Just like with any product, when you start to look at the high-end you pay a price for each step in the quality. This holds true for both PVA and IPS displays. These panels go through rigorous testing with only the best of the best making the cut and naturally you pay for that. You also pay for control, and the top monitors all have user controls that go beyond those on the bargain ones. You’ll appreciate these controls when trying to achieve a good screen to print match because at their default settings these panels are so much brighter than a piece of paper. Even calibrating the monitor to a lower luminance is no guarantee that you can (at least easily) reproduce the subdued brightness of a print. Easily accessed controls that allow you to quickly tone down the monitor when soft-proofing can be invaluable.
With so many factors involved, and specs that often don’t tell the whole story, choosing a high-end monitor can be daunting–especially since it is nearly impossible to compare different displays side by side in a realistic testing environment where you can make a clear distinction of one from another. This is why when writing this article I talked with an expert: John Fitzpatrick of ColorMall (www.colormall.com). John sells all the top monitor offerings and I wanted to get some advice on what to buy for various price ranges. In the under $900 dollar category John recommends the LaCie 324, a high-end PVA panel. (This product will soon be replaced by a more expensive LaCie model, but a new offering from Eizo, the Eizo SX2262W will also fit right into that price point). For IPS displays John recommends the LaCie 324i which comes in around $1139. If money is no object and you just want the best picture you can get the Eizo CG243W delivers at just under $2000.
Lets talk 10-Bit
10-bits per channel is often touted as a must have feature of a high end monitor, but there’s enough information and misinformation about the subject to confuse just about anyone. Let’s try to break it down. A 10 bit compatible monitor supports 10 bits per color plane (1.07 billion colors) through a Display Port connector. No other connection type is compatible with a 10 bit band width. You must also have a 10-bit compatible video card. (You should make sure this video card has been tested with your exact computer/OS/monitor configuration or you may find that it will not support 10 bits due to some driver or hardware limitation). Now the really hard stuff. Just because your monitor and your video card are now 10-bit doesn’t mean the image you see on the screen through your application will be 10-bit. Yep, that’s right, software matters and the application has to specifically support OpenGl (Open Graphics Libraries) in 10-bits to work with a 10-bit image. Right now the only photographic editing application I know of that will utilize a 10-bit workflow is Photoshop CS 5 (on both Snow Leopard on the Mac and Windows 7 on the PC). On Windows 7’s Photoshop CS5 you have some setup required to enable 10-bit. This document from Eizo explains the procedure: http://www.eizo.com/global/support/compatibility/monitors/20.pdf . On the Mac, Photoshop CS5 requires no special procedures, but make sure you have all the proper updates for the OS and for the video card.

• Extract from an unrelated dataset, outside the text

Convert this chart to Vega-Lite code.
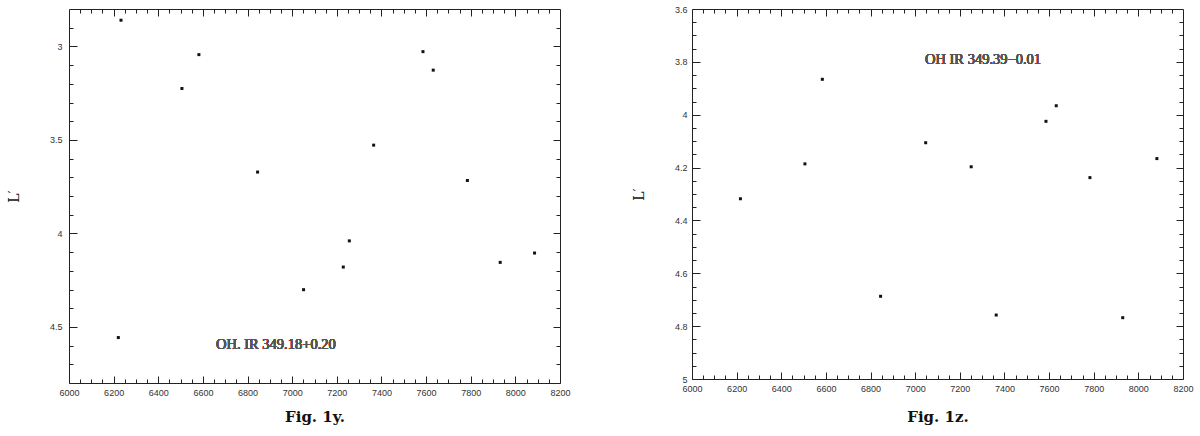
{
  "$schema": "https://vega.github.io/schema/vega-lite/v6.json",
  "background": "white",
  "padding": {"left": 6, "top": 4, "right": 5, "bottom": 5},
  "spacing": 132,
  "bounds": "flush",
  "datasets": {
    "y_panel": [
      {"jd": 6233, "lmag": 2.86},
      {"jd": 6506, "lmag": 3.225},
      {"jd": 6582, "lmag": 3.044},
      {"jd": 6845, "lmag": 3.672},
      {"jd": 7586, "lmag": 3.028},
      {"jd": 7632, "lmag": 3.127},
      {"jd": 7365, "lmag": 3.528},
      {"jd": 7785, "lmag": 3.717},
      {"jd": 6221, "lmag": 4.557},
      {"jd": 7051, "lmag": 4.301},
      {"jd": 7229, "lmag": 4.18},
      {"jd": 7256, "lmag": 4.04},
      {"jd": 7932, "lmag": 4.155},
      {"jd": 8086, "lmag": 4.105}
    ],
    "z_panel": [
      {"jd": 6584, "lmag": 3.866},
      {"jd": 6506, "lmag": 4.186},
      {"jd": 6217, "lmag": 4.318},
      {"jd": 7047, "lmag": 4.106},
      {"jd": 7251, "lmag": 4.197},
      {"jd": 7586, "lmag": 4.025},
      {"jd": 7632, "lmag": 3.966},
      {"jd": 7783, "lmag": 4.238},
      {"jd": 8083, "lmag": 4.166},
      {"jd": 6845, "lmag": 4.687},
      {"jd": 7363, "lmag": 4.758},
      {"jd": 7930, "lmag": 4.768}
    ]
  },
  "config": {
    "view": {"stroke": "#222", "strokeWidth": 1}
  },
  "hconcat": [
    {
      "width": 491,
      "height": 374,
      "data": {"name": "y_panel"},
      "resolve": {"scale": {"x": "shared", "y": "shared"}, "axis": {"x": "independent", "y": "independent"}},
      "layer": [
        {
          "mark": {"type": "point", "shape": "square", "filled": true, "size": 9, "color": "#111", "opacity": 1},
          "encoding": {
            "x": {"field": "jd", "type": "quantitative",
              "scale": {"domain": [6000, 8200], "nice": false, "zero": false},
              "axis": {"orient": "bottom", "values": [6000, 6200, 6400, 6600, 6800, 7000, 7200, 7400, 7600, 7800, 8000, 8200], "format": "d", "grid": false, "domain": false, "offset": -7, "tickSize": 7, "tickColor": "#222", "tickWidth": 1, "zindex": 2, "labelPadding": 5, "labelFlush": false, "labelFont": "Liberation Sans", "labelFontSize": 9, "labelColor": "#333",
                "title": "Fig. 1y.", "titleColor": "#111", "titleFont": "DejaVu Serif", "titleFontWeight": "bold", "titleFontSize": 15, "titlePadding": 12}},
            "y": {"field": "lmag", "type": "quantitative",
              "scale": {"domain": [2.8, 4.8], "nice": false, "zero": false, "reverse": true},
              "axis": {"orient": "left", "values": [3, 3.5, 4, 4.5], "format": "~g", "grid": false, "domain": false, "offset": -8, "tickSize": 8, "tickColor": "#222", "tickWidth": 1, "zindex": 2, "labelPadding": 7, "labelFont": "Liberation Sans", "labelFontSize": 9, "labelColor": "#333",
                "title": "L′", "titleColor": "#111", "titleFont": "DejaVu Serif", "titleFontWeight": "normal", "titleFontSize": 14, "titlePadding": 28}}
          }
        },
        {
          "mark": {"type": "point", "opacity": 0},
          "encoding": {
            "x": {"field": "jd", "type": "quantitative",
              "axis": {"orient": "bottom", "values": [6050,6100,6150,6250,6300,6350,6450,6500,6550,6650,6700,6750,6850,6900,6950,7050,7100,7150,7250,7300,7350,7450,7500,7550,7650,7700,7750,7850,7900,7950,8050,8100,8150], "grid": false, "domain": false, "offset": -4, "tickSize": 4, "tickColor": "#222", "tickWidth": 1, "zindex": 2, "labels": false, "title": null}},
            "y": {"field": "lmag", "type": "quantitative",
              "axis": {"orient": "left", "values": [2.9,3.1,3.2,3.3,3.4,3.6,3.7,3.8,3.9,4.1,4.2,4.3,4.4,4.6,4.7], "grid": false, "domain": false, "offset": -4, "tickSize": 4, "tickColor": "#222", "tickWidth": 1, "zindex": 2, "labels": false, "title": null}}
          }
        },
        {
          "mark": {"type": "point", "opacity": 0},
          "encoding": {
            "x": {"field": "jd", "type": "quantitative",
              "axis": {"orient": "top", "values": [6050,6100,6150,6250,6300,6350,6450,6500,6550,6650,6700,6750,6850,6900,6950,7050,7100,7150,7250,7300,7350,7450,7500,7550,7650,7700,7750,7850,7900,7950,8050,8100,8150], "grid": false, "domain": false, "offset": -4, "tickSize": 4, "tickColor": "#222", "tickWidth": 1, "zindex": 2, "labels": false, "title": null}},
            "y": {"field": "lmag", "type": "quantitative",
              "axis": {"orient": "right", "values": [2.9,3.1,3.2,3.3,3.4,3.6,3.7,3.8,3.9,4.1,4.2,4.3,4.4,4.6,4.7], "grid": false, "domain": false, "offset": -4, "tickSize": 4, "tickColor": "#222", "tickWidth": 1, "zindex": 2, "labels": false, "title": null}}
          }
        },
        {
          "mark": {"type": "point", "opacity": 0},
          "encoding": {
            "x": {"field": "jd", "type": "quantitative",
              "axis": {"orient": "top", "values": [6200, 6400, 6600, 6800, 7000, 7200, 7400, 7600, 7800, 8000], "grid": false, "domain": false, "offset": -7, "tickSize": 7, "tickColor": "#222", "tickWidth": 1, "zindex": 2, "labels": false, "title": null}},
            "y": {"field": "lmag", "type": "quantitative",
              "axis": {"orient": "right", "values": [3, 3.5, 4, 4.5], "grid": false, "domain": false, "offset": -7, "tickSize": 7, "tickColor": "#222", "tickWidth": 1, "zindex": 2, "labels": false, "title": null}}
          }
        },
        {
          "mark": {"type": "text", "font": "Liberation Serif", "fontSize": 14.5, "fontWeight": "normal", "fill": "#555", "align": "center", "baseline": "middle"},
          "encoding": {
            "x": {"datum": 6927, "type": "quantitative", "axis": null},
            "y": {"datum": 4.596, "type": "quantitative", "axis": null},
            "text": {"value": "OH. IR 349.18+0.20"}
          }
        }
      ]
    },
    {
      "width": 491,
      "height": 370,
      "data": {"name": "z_panel"},
      "resolve": {"scale": {"x": "shared", "y": "shared"}, "axis": {"x": "independent", "y": "independent"}},
      "layer": [
        {
          "mark": {"type": "point", "shape": "square", "filled": true, "size": 9, "color": "#111", "opacity": 1},
          "encoding": {
            "x": {"field": "jd", "type": "quantitative",
              "scale": {"domain": [6000, 8200], "nice": false, "zero": false},
              "axis": {"orient": "bottom", "values": [6000, 6200, 6400, 6600, 6800, 7000, 7200, 7400, 7600, 7800, 8000, 8200], "format": "d", "grid": false, "domain": false, "offset": -7, "tickSize": 7, "tickColor": "#222", "tickWidth": 1, "zindex": 2, "labelPadding": 5, "labelFlush": false, "labelFont": "Liberation Sans", "labelFontSize": 9, "labelColor": "#333",
                "title": "Fig. 1z.", "titleColor": "#111", "titleFont": "DejaVu Serif", "titleFontWeight": "bold", "titleFontSize": 15, "titlePadding": 16}},
            "y": {"field": "lmag", "type": "quantitative",
              "scale": {"domain": [3.6, 5], "nice": false, "zero": false, "reverse": true},
              "axis": {"orient": "left", "values": [3.6, 3.8, 4, 4.2, 4.4, 4.6, 4.8, 5], "format": "~g", "grid": false, "domain": false, "offset": -8, "tickSize": 8, "tickColor": "#222", "tickWidth": 1, "zindex": 2, "labelPadding": 5, "labelFont": "Liberation Sans", "labelFontSize": 9, "labelColor": "#333",
                "title": "L′", "titleColor": "#111", "titleFont": "DejaVu Serif", "titleFontWeight": "normal", "titleFontSize": 14, "titlePadding": 28}}
          }
        },
        {
          "mark": {"type": "point", "opacity": 0},
          "encoding": {
            "x": {"field": "jd", "type": "quantitative",
              "axis": {"orient": "bottom", "values": [6050,6100,6150,6250,6300,6350,6450,6500,6550,6650,6700,6750,6850,6900,6950,7050,7100,7150,7250,7300,7350,7450,7500,7550,7650,7700,7750,7850,7900,7950,8050,8100,8150], "grid": false, "domain": false, "offset": -4, "tickSize": 4, "tickColor": "#222", "tickWidth": 1, "zindex": 2, "labels": false, "title": null}},
            "y": {"field": "lmag", "type": "quantitative",
              "axis": {"orient": "left", "values": [3.65,3.7,3.75,3.85,3.9,3.95,4.05,4.1,4.15,4.25,4.3,4.35,4.45,4.5,4.55,4.65,4.7,4.75,4.85,4.9,4.95], "grid": false, "domain": false, "offset": -4, "tickSize": 4, "tickColor": "#222", "tickWidth": 1, "zindex": 2, "labels": false, "title": null}}
          }
        },
        {
          "mark": {"type": "point", "opacity": 0},
          "encoding": {
            "x": {"field": "jd", "type": "quantitative",
              "axis": {"orient": "top", "values": [6050,6100,6150,6250,6300,6350,6450,6500,6550,6650,6700,6750,6850,6900,6950,7050,7100,7150,7250,7300,7350,7450,7500,7550,7650,7700,7750,7850,7900,7950,8050,8100,8150], "grid": false, "domain": false, "offset": -4, "tickSize": 4, "tickColor": "#222", "tickWidth": 1, "zindex": 2, "labels": false, "title": null}},
            "y": {"field": "lmag", "type": "quantitative",
              "axis": {"orient": "right", "values": [3.65,3.7,3.75,3.85,3.9,3.95,4.05,4.1,4.15,4.25,4.3,4.35,4.45,4.5,4.55,4.65,4.7,4.75,4.85,4.9,4.95], "grid": false, "domain": false, "offset": -4, "tickSize": 4, "tickColor": "#222", "tickWidth": 1, "zindex": 2, "labels": false, "title": null}}
          }
        },
        {
          "mark": {"type": "point", "opacity": 0},
          "encoding": {
            "x": {"field": "jd", "type": "quantitative",
              "axis": {"orient": "top", "values": [6200, 6400, 6600, 6800, 7000, 7200, 7400, 7600, 7800, 8000], "grid": false, "domain": false, "offset": -7, "tickSize": 7, "tickColor": "#222", "tickWidth": 1, "zindex": 2, "labels": false, "title": null}},
            "y": {"field": "lmag", "type": "quantitative",
              "axis": {"orient": "right", "values": [3.8, 4, 4.2, 4.4, 4.6, 4.8], "grid": false, "domain": false, "offset": -7, "tickSize": 7, "tickColor": "#222", "tickWidth": 1, "zindex": 2, "labels": false, "title": null}}
          }
        },
        {
          "mark": {"type": "text", "font": "Liberation Serif", "fontSize": 14.5, "fontWeight": "normal", "fill": "#555", "align": "center", "baseline": "middle"},
          "encoding": {
            "x": {"datum": 7304, "type": "quantitative", "axis": null},
            "y": {"datum": 3.793, "type": "quantitative", "axis": null},
            "text": {"value": "OH IR 349.39−0.01"}
          }
        }
      ]
    }
  ]
}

Getting 10-bit to work can be confusing, expensive and prone to driver incompatibilities (I know of some very persistent users who have waited over a year to make their configurations work). And, practically speaking, all for one application (Photoshop). Though the expanded color range of a 10-bit display can certainly eliminate display banding in gradations and possibly aid in seeing subtle details in hi-bit images, in my opinion, 10-bit isn’t the holy grail when it comes to choosing a monitor. The overall quality of the panel and its consistency across the screen (and at different viewing angles) are at least as important considerations. If you solely justify the money simply based on seeing a 10-bit image you will undoubtedly be disappointed.
What the future holds
After all this talking about LCD’s I can’t close without a quick look at the future. Before we know it LCDs will be a thing of the past replaced by a new technology called OLED (Organic LED). OLED isn’t a backlit LED behind an LCD panel. Instead, the LED actually lights the pixel (no backlighting needed) which allows for much better control of color and contrast. There are very few of these on the market today: Sony introduced a 25” display that sold for about $30,000. But, I hear LG should soon have a 17” one for about $2000 and smaller ones are now popping up in cell phones and hand held gaming machines. So just about the time we figure out this whole LCD thing we get to start all over again. So stay tuned!